Will there be no Christmas rally this year?

If we take cryptocurrencies as a barometer of investor sentiment, December began with a sharp blow to risk appetite: Bitcoin price fell back below $90,000. As for what triggered this sudden wave of pessimism, it wasn’t that the odds of a rate cut suddenly changed course again. According to crypto analysts, the decline stemmed more from sector-specific concerns, including:

  • S&P downgrading USDT’s stability rating to its lowest level over fears that a drop in BTC prices could leave the stablecoin insufficiently backed.
  • Comments from MicroStrategy’s CEO, who said the company might sell some of its bitcoin holdings if its valuation fell below the value of its BTC reserves.

That said, while the negative headlines may have played a role, the market actually started falling well after these news items came out. This suggests that the decline may have been driven more by technical factors.

Does this mean the pessimism shouldn’t spread to U.S. stocks?

S&P 500 and Nasdaq futures have already opened the week in the red. However, for a more widespread decline in US stocks to occur, clear triggers would be needed. Assuming that the ADP private sector employment report for November, initial jobless claims, and September PCE data do not disappoint this week, and that the Fed cuts rates on December 10, other risks could weigh on confidence.

One of these is the potential bursting of the AI bubble. 

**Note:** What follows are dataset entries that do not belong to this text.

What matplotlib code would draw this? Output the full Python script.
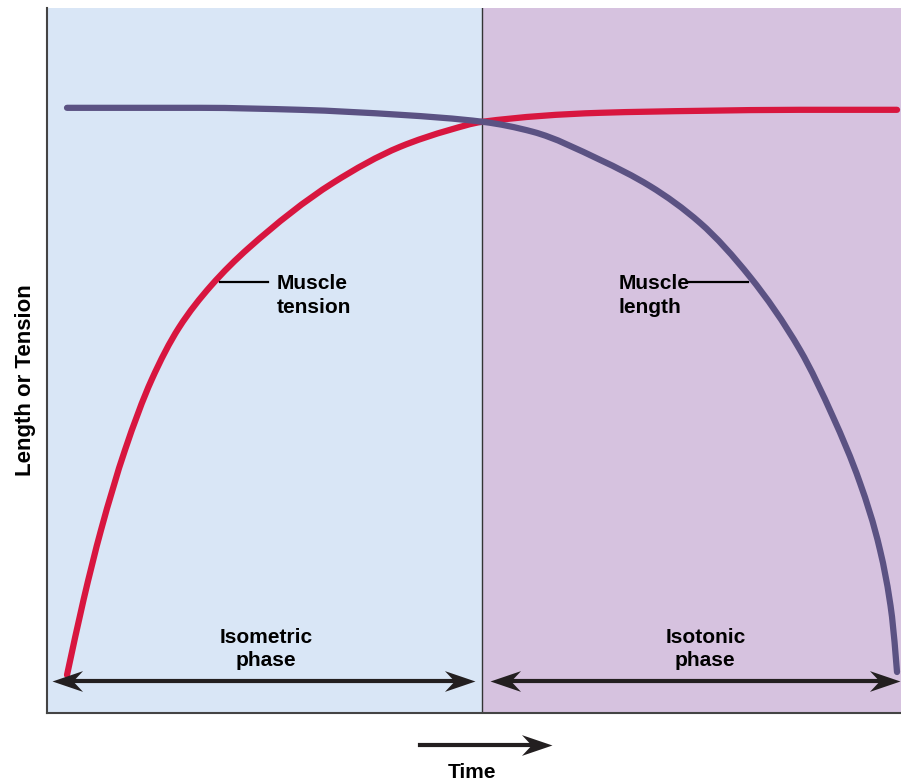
import matplotlib
matplotlib.use("Agg")
import matplotlib.pyplot as plt
from matplotlib.lines import Line2D
from matplotlib.path import Path
from matplotlib.patches import PathPatch

plt.rcParams['font.family'] = ['Liberation Sans', 'DejaVu Sans']

# ---- data (time units 0..10, level 0..100) ----
tension_t = [0.0, 0.199, 0.410, 0.699, 1.019, 1.347, 1.733, 2.190, 3.205, 4.012, 4.614, 5.0, 6.422, 7.627, 8.831, 10.0]
tension_v = [0.0, 13.23, 25.57, 39.68, 52.03, 61.2, 68.6, 75.3, 86.77, 93.12, 96.12, 97.53, 99.12, 99.47, 99.65, 99.65]

length_t = [0.0, 1.602, 2.807, 4.012, 5.012, 5.614, 6.422, 7.024, 7.627, 8.229, 8.831, 9.229, 9.554, 9.795, 9.940, 10.0]
length_v = [100.0, 100.0, 99.65, 98.77, 97.53, 95.77, 90.83, 86.2, 79.72, 70.19, 57.32, 45.50, 33.86, 22.05, 10.23, 0.53]

phase_boundary = 5.0
phase_names = ["Isometric\nphase", "Isotonic\nphase"]
curve_names = ["Muscle\ntension", "Muscle\nlength"]
x_label = "Time"
y_label = "Length or Tension"

# ---- styling ----
RED = "#d8163f"
PURPLE = "#5b5283"
BLUE_BG = "#d9e6f6"
PURP_BG = "#d6c2df"
INK = "#231f20"


def smooth_path(xs, ys):
    """Monotone cubic (Fritsch-Carlson) curve through the points, as Bezier segments."""
    n = len(xs)
    h = [xs[i + 1] - xs[i] for i in range(n - 1)]
    d = [(ys[i + 1] - ys[i]) / h[i] for i in range(n - 1)]
    m = [0.0] * n
    m[0] = d[0]
    m[-1] = d[-1]
    for i in range(1, n - 1):
        if d[i - 1] * d[i] <= 0:
            m[i] = 0.0
        else:
            w1 = 2 * h[i] + h[i - 1]
            w2 = h[i] + 2 * h[i - 1]
            m[i] = (w1 + w2) / (w1 / d[i - 1] + w2 / d[i])
    verts = [(xs[0], ys[0])]
    codes = [Path.MOVETO]
    for i in range(n - 1):
        c1 = (xs[i] + h[i] / 3, ys[i] + m[i] * h[i] / 3)
        c2 = (xs[i + 1] - h[i] / 3, ys[i + 1] - m[i + 1] * h[i] / 3)
        verts += [c1, c2, (xs[i + 1], ys[i + 1])]
        codes += [Path.CURVE4] * 3
    return Path(verts, codes)


W, H = 901, 781
fig = plt.figure(figsize=(W / 100, H / 100), dpi=100)
ax = fig.add_axes([47 / W, 1 - 713 / H, 1 - 47 / W, (713 - 8) / H])

xmin, xmax = -0.241, 10.048
ymin, ymax = -6.70, 117.6
ax.set_xlim(xmin, xmax)
ax.set_ylim(ymin, ymax)

ax.axvspan(xmin, phase_boundary, color=BLUE_BG, lw=0, zorder=0)
ax.axvspan(phase_boundary, xmax, color=PURP_BG, lw=0, zorder=0)
ax.axvline(phase_boundary, color="#333333", lw=1.0, zorder=1)

ax.add_patch(PathPatch(smooth_path(tension_t, tension_v), fill=False, edgecolor=RED,
                       lw=4.5, capstyle='round', joinstyle='round', zorder=3))
ax.add_patch(PathPatch(smooth_path(length_t, length_v), fill=False, edgecolor=PURPLE,
                       lw=4.5, capstyle='round', joinstyle='round', zorder=4))

# stealth-like arrowhead markers (tip at origin)
head_r = [(0, 0), (-1, 0.34), (-0.68, 0), (-1, -0.34), (0, 0)]
head_l = [(-x, y) for x, y in head_r]
MS = 44

arrow_y = -1.06
phase_spans = [(-0.18, 4.92), (5.10, 10.03)]
for (a, b) in phase_spans:
    ax.plot([a + 0.2, b - 0.2], [arrow_y, arrow_y], color=INK, lw=3.0, zorder=5,
            solid_capstyle='butt')
    ax.plot([b], [arrow_y], marker=head_r, ms=MS, color=INK, mec=INK, mew=0, zorder=6)
    ax.plot([a], [arrow_y], marker=head_l, ms=MS, color=INK, mec=INK, mew=0, zorder=6)

fs = 15
LS = 1.3
ax.text(2.40, 4.6, phase_names[0], ha='center', va='center', fontsize=fs,
        fontweight='bold', linespacing=LS, zorder=7)
ax.text(7.69, 4.6, phase_names[1], ha='center', va='center', fontsize=fs,
        fontweight='bold', linespacing=LS, zorder=7)

# leader labels
ax.plot([1.843, 2.42], [69.3, 69.3], color='black', lw=1.6, zorder=5)
ax.text(2.53, 66.9, curve_names[0], ha='left', va='center', fontsize=fs,
        fontweight='bold', linespacing=LS, zorder=7)
ax.plot([7.48, 8.20], [69.3, 69.3], color='black', lw=1.6, zorder=5)
ax.text(6.65, 66.9, curve_names[1], ha='left', va='center', fontsize=fs,
        fontweight='bold', linespacing=LS, zorder=7)

# axes styling
for s in ['top', 'right']:
    ax.spines[s].set_visible(False)
for s in ['left', 'bottom']:
    ax.spines[s].set_color('#444444')
    ax.spines[s].set_linewidth(1.5)
ax.set_xticks([])
ax.set_yticks([])

# Time arrow (figure coords)
ty = 1 - 745 / H
fig.add_artist(Line2D([420 / W, 535 / W], [ty, ty], transform=fig.transFigure,
                      color=INK, lw=3.0))
fig.add_artist(Line2D([552 / W], [ty], transform=fig.transFigure, marker=head_r,
                      ms=MS, color=INK, mew=0, linestyle='none'))
fig.text(472 / W, 1 - 772 / H, x_label, ha='center', va='center', fontsize=fs,
         fontweight='bold')
fig.text(26 / W, 1 - 380 / H, y_label, ha='center', va='center', rotation=90,
         fontsize=16, fontweight='bold')

fig.savefig("out.png", dpi=100)
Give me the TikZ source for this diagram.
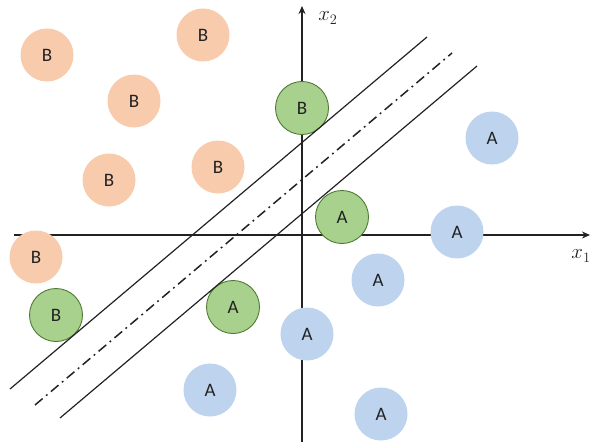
\documentclass[tikz,border=0pt]{standalone}
\usepackage{fontspec}
\setmainfont{Carlito}
\usetikzlibrary{arrows.meta}
\definecolor{borange}{HTML}{F8CBAD}
\definecolor{ablue}{HTML}{BDD3EE}
\definecolor{sgreen}{HTML}{A9D18E}
\definecolor{sgreenline}{HTML}{4E7A33}
\definecolor{ink}{HTML}{222222}
\begin{document}
\begin{tikzpicture}[x=1pt,y=-1pt,
  pt/.style={circle,minimum size=53pt,inner sep=0pt,text=ink,font=\fontsize{19}{19}\selectfont},
  bpt/.style={pt,fill=borange},
  apt/.style={pt,fill=ablue},
  gpt/.style={pt,fill=sgreen,draw=sgreenline,line width=0.9pt},
  axis/.style={line width=1.3pt,draw=ink,-{Stealth[length=8pt,width=7pt]}},
  margin/.style={line width=1.2pt,draw=ink},
  hyper/.style={line width=1.5pt,draw=ink,dash pattern=on 10pt off 4.5pt on 1.8pt off 4.5pt},
  lbl/.style={text=ink,font=\fontsize{22}{22}\selectfont}]
\useasboundingbox (0,0) rectangle (594,444);
% axes
\coordinate (xs) at (14,235);
\coordinate (xe) at (590,235);
\coordinate (ys) at (302,442);
\coordinate (ye) at (302,6);
\draw[axis] (xs) -- (xe);
\draw[axis] (ys) -- (ye);
\node[lbl] (x1) at (581,256) {$x_1$};
\node[lbl] (x2) at (328,18) {$x_2$};
% orange B
\node[bpt] (b1) at (47,55) {B};
\node[bpt] (b2) at (203,35) {B};
\node[bpt] (b3) at (134,101) {B};
\node[bpt] (b4) at (109,180) {B};
\node[bpt] (b5) at (218,167) {B};
\node[bpt] (b6) at (36,257) {B};
% blue A
\node[apt] (a1) at (492,138) {A};
\node[apt] (a2) at (457,232) {A};
\node[apt] (a3) at (378,280) {A};
\node[apt] (a4) at (307,334) {A};
\node[apt] (a5) at (210,390) {A};
\node[apt] (a6) at (381,414) {A};
% support vectors
\node[gpt] (g1) at (302,108) {B};
\node[gpt] (g2) at (342,217) {A};
\node[gpt] (g3) at (56,315) {B};
\node[gpt] (g4) at (233,307) {A};
% margins and hyperplane
\coordinate (u1) at (10,389);
\coordinate (u2) at (427,37);
\coordinate (m1) at (35,405);
\coordinate (m2) at (452,53);
\coordinate (l1) at (60,418);
\coordinate (l2) at (477,66);
\draw[margin] (u1) -- (u2);
\draw[hyper] (m1) -- (m2);
\draw[margin] (l1) -- (l2);
\end{tikzpicture}
\end{document}
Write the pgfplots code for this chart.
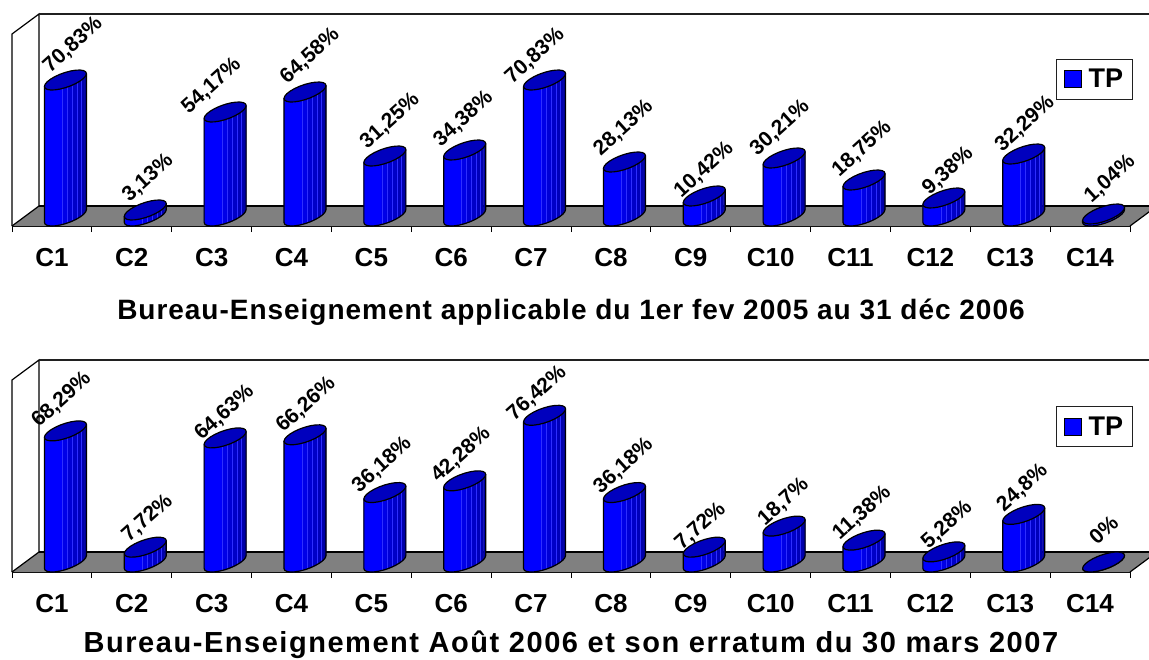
\documentclass[border=0pt]{standalone}
\usepackage{fontspec}
\setmainfont{Liberation Sans}
\usepackage{pgfplots}
\usepackage{pgfplotstable}
\pgfplotsset{compat=1.18}
\definecolor{band0}{HTML}{0000FF}
\definecolor{band1}{HTML}{0000E8}
\definecolor{band2}{HTML}{0000D6}
\definecolor{band3}{HTML}{0000C8}
\definecolor{band4}{HTML}{0000BA}
\definecolor{band5}{HTML}{0000AE}
\definecolor{band6}{HTML}{0000A4}
\definecolor{topblue}{HTML}{0000BE}
\definecolor{floorgray}{HTML}{808080}
\definecolor{frameblack}{HTML}{202020}
\newcommand\band[5]{\fill[#1] (#2,{#3-\h}) -- (#4,{#5-\h}) -- (#4,#5) -- (#2,#3) -- cycle;}
\newcommand\bline[2]{\draw[blue!82!white,line width=0.45pt] (#1,{#2-\h}) -- (#1,#2);}
\pgfdeclareplotmark{cyl}{%
  \pgfmathsetmacro\h{\val*1.92}%
  \begin{scope}[x=1pt,y=1pt]
    \fill[band0] (-7.5,3.57) -- (-7.5,{3.57-\h}) -- (-6.78,{1.81-\h}) -- (-4.69,{0.6-\h}) -- (-1.35,{0.04-\h}) -- (3,{0.15-\h}) -- (8.06,{0.94-\h}) -- (10.5,{1.5-\h}) -- (10.5,1.5) -- (8.06,0.94) -- (3,0.15) -- (-1.35,0.04) -- (-4.69,0.6) -- (-6.78,1.81) -- cycle;
    \band{band1}{10.5}{1.5}{15.5}{2.99}
    \band{band2}{15.5}{2.99}{20.5}{4.93}
    \band{band3}{20.5}{4.93}{25.5}{7.38}
    \band{band4}{25.5}{7.38}{29.5}{9.93}
    \band{band5}{29.5}{9.93}{32.5}{12.55}
    \band{band6}{32.5}{12.55}{34.5}{16.43}
    \bline{10.5}{1.5}\bline{15.5}{2.99}\bline{20.5}{4.93}\bline{25.5}{7.38}\bline{29.5}{9.93}
    \draw[black,line width=1.2pt,line join=round] (-7.5,3.57) -- (-7.5,{3.57-\h}) -- (-6.78,{1.81-\h}) -- (-4.69,{0.6-\h}) -- (-1.35,{0.04-\h}) -- (3,{0.15-\h}) -- (8.06,{0.94-\h}) -- (13.5,{2.34-\h}) -- (18.94,{4.26-\h}) -- (24,{6.58-\h}) -- (28.35,{9.13-\h}) -- (31.69,{11.74-\h}) -- (33.78,{14.23-\h}) -- (34.5,{16.43-\h}) -- (34.5,16.43);
    \draw[fill=topblue,draw=black,line width=1.2pt,line join=round] (-7.5,3.57) -- (-6.78,1.81) -- (-4.69,0.6) -- (-1.35,0.04) -- (3,0.15) -- (8.06,0.94) -- (13.5,2.34) -- (18.94,4.26) -- (24,6.58) -- (28.35,9.13) -- (31.69,11.74) -- (33.78,14.23) -- (34.5,16.43) -- (33.78,18.19) -- (31.69,19.40) -- (28.35,19.96) -- (24,19.85) -- (18.94,19.06) -- (13.5,17.66) -- (8.06,15.74) -- (3,13.42) -- (-1.35,10.87) -- (-4.69,8.26) -- (-6.78,5.77) -- cycle;
  \end{scope}%
}
\pgfplotstableread{
i v
0 70.83
1 3.13
2 54.17
3 64.58
4 31.25
5 34.38
6 70.83
7 28.13
8 10.42
9 30.21
10 18.75
11 9.38
12 32.29
13 1.04
}\tableA
\pgfplotstableread{
i v
0 68.29
1 7.72
2 64.63
3 66.26
4 36.18
5 42.28
6 76.42
7 36.18
8 7.72
9 18.7
10 11.38
11 5.28
12 24.8
13 0
}\tableB
% placement of the rotated value labels, relative to the top of each cylinder
\def\dxA{7.6,2.7,-13.6,5,5.2,-1.2,-9.6,-0.9,-0.3,-4.1,-2,4.1,1.3,6.4}
\def\dyA{35,32,26,36,35,31,24,34,26,30,31,27,30,35}
\def\dxB{-3.9,2.2,-0.6,1,-2.8,-3.7,-7.6,-0.9,-3.8,-0.6,-2,3.1,-1.2,0}
\def\dyB{31,29,25,30,27.5,26,22,26.5,21,24,27,27,26.5,32.5}
\pgfplotsset{
  cylchart/.style={
    scale only axis, width=1118pt, height=192pt, anchor=south west,
    xmin=-0.5, xmax=13.5, ymin=0, ymax=100, clip=false,
    axis x line*=bottom, axis y line=none,
    axis line style={black,line width=1.2pt},
    xtick={0,...,13}, minor xtick={-0.5,0.5,...,13.5},
    xticklabels={C1,C2,C3,C4,C5,C6,C7,C8,C9,C10,C11,C12,C13,C14},
    major tick length=0pt, minor tick length=6pt, tick align=outside,
    tick style={black,line width=1pt},
    xticklabel style={font=\fontsize{26}{26}\selectfont\bfseries,anchor=center,yshift=-32pt},
    xlabel style={anchor=center,at={(axis description cs:0.5,0)}},
    /pgf/number format/assume math mode=true,
    /pgf/number format/fixed, /pgf/number format/precision=2, /pgf/number format/use comma,
    legend style={anchor=north east, draw=frameblack, line width=1pt,
      font=\fontsize{27}{27}\selectfont\bfseries, inner xsep=7.5pt, inner ysep=8pt,
      /tikz/every odd column/.append style={column sep=5pt}},
  },
  cylplot/.style 2 args={
    only marks, mark=cyl, forget plot,
    visualization depends on={rawy \as \val},
    visualization depends on={value \coordindex \as \ci},
    point meta=explicit,
    nodes near coords={\pgfmathprintnumber{\pgfplotspointmeta}\%},
    every node near coord/.style={font=\fontsize{21}{21}\selectfont\bfseries, text=black, anchor=center,
      inner sep=0pt, xshift={(13.5+{#1}[\ci])*1pt}, yshift={(10+{#2}[\ci])*1pt}, rotate=42},
  },
}
\newcommand\frameAndFloor{%
  \fill[floorgray] (axis cs:-0.5,0) -- (axis cs:13.5,0) -- (axis cs:13.838,10.42) -- (axis cs:-0.162,10.42) -- cycle;
  \draw[black,line width=1.2pt] (axis cs:-0.162,10.42) -- (axis cs:13.838,10.42);
  \draw[black,line width=1.2pt] (axis cs:13.5,0) -- (axis cs:13.838,10.42);
  \draw[black,line width=1.2pt] (axis cs:-0.5,0) -- (axis cs:-0.162,10.42);
  \draw[black,line width=1.2pt] (axis cs:-0.5,0) -- (axis cs:-0.5,100) -- (axis cs:-0.162,110.42) -- (axis cs:-0.162,10.42);
  \draw[frameblack,line width=1.5pt] (axis cs:-0.162,110.42) -- (axis cs:13.838,110.42);
}
\newcommand\legendSwatch{\addlegendimage{legend image code/.code={\draw[fill=blue,draw=black,line width=1pt] (0pt,-8.5pt) rectangle (17pt,8.5pt);}}\addlegendentry{TP}}
\begin{document}
\begin{tikzpicture}
\useasboundingbox (0,0) rectangle (1149pt,-659pt);
\clip (0,0) rectangle (1149pt,-659pt);
\begin{axis}[cylchart, at={(12pt,-226pt)},
  xlabel={Bureau-Enseignement applicable du 1er fev 2005 au 31 déc 2006},
  xlabel style={font=\fontsize{28}{28}\selectfont\bfseries\addfontfeature{LetterSpace=3.5},yshift=-86pt},
  legend style={at={(1.0027,0.872)}}]
\frameAndFloor
\addplot[cylplot={\dxA}{\dyA}] table[x=i,y=v,meta=v] {\tableA};
\legendSwatch
\end{axis}
\begin{axis}[cylchart, at={(12pt,-572pt)},
  xlabel={Bureau-Enseignement Août 2006 et son erratum du 30 mars 2007},
  xlabel style={font=\fontsize{29}{29}\selectfont\bfseries\addfontfeature{LetterSpace=5.3},yshift=-73pt},
  legend style={at={(1.0027,0.863)}}]
\frameAndFloor
\addplot[cylplot={\dxB}{\dyB}] table[x=i,y=v,meta=v] {\tableB};
\legendSwatch
\end{axis}
\end{tikzpicture}
\end{document}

Beyond Michael Burry’s allegations of accounting fraud by large technology companies, The Economist notes that while companies plan to invest around $5 trillion in AI, actual adoption is only between 10% and 12%, raising questions about whether these investments can yield a return. To reach the break-even point, annual revenue generated by AI would have to increase from the current $50 billion to around $650 billion.

Another risk is a repeat of the yen carry trade crisis. If yen loans become expensive, a large number of leveraged positions will begin to falter. When those trades cease to be profitable, there will be massive liquidations and margin calls.

Jerome Powell, who is scheduled to speak today, could offer a potential lifeline. Today also marks the official end of the Federal Reserve’s quantitative tightening program. If the central bank signals a shift toward a new round of quantitative easing, that could provide some support for risk assets.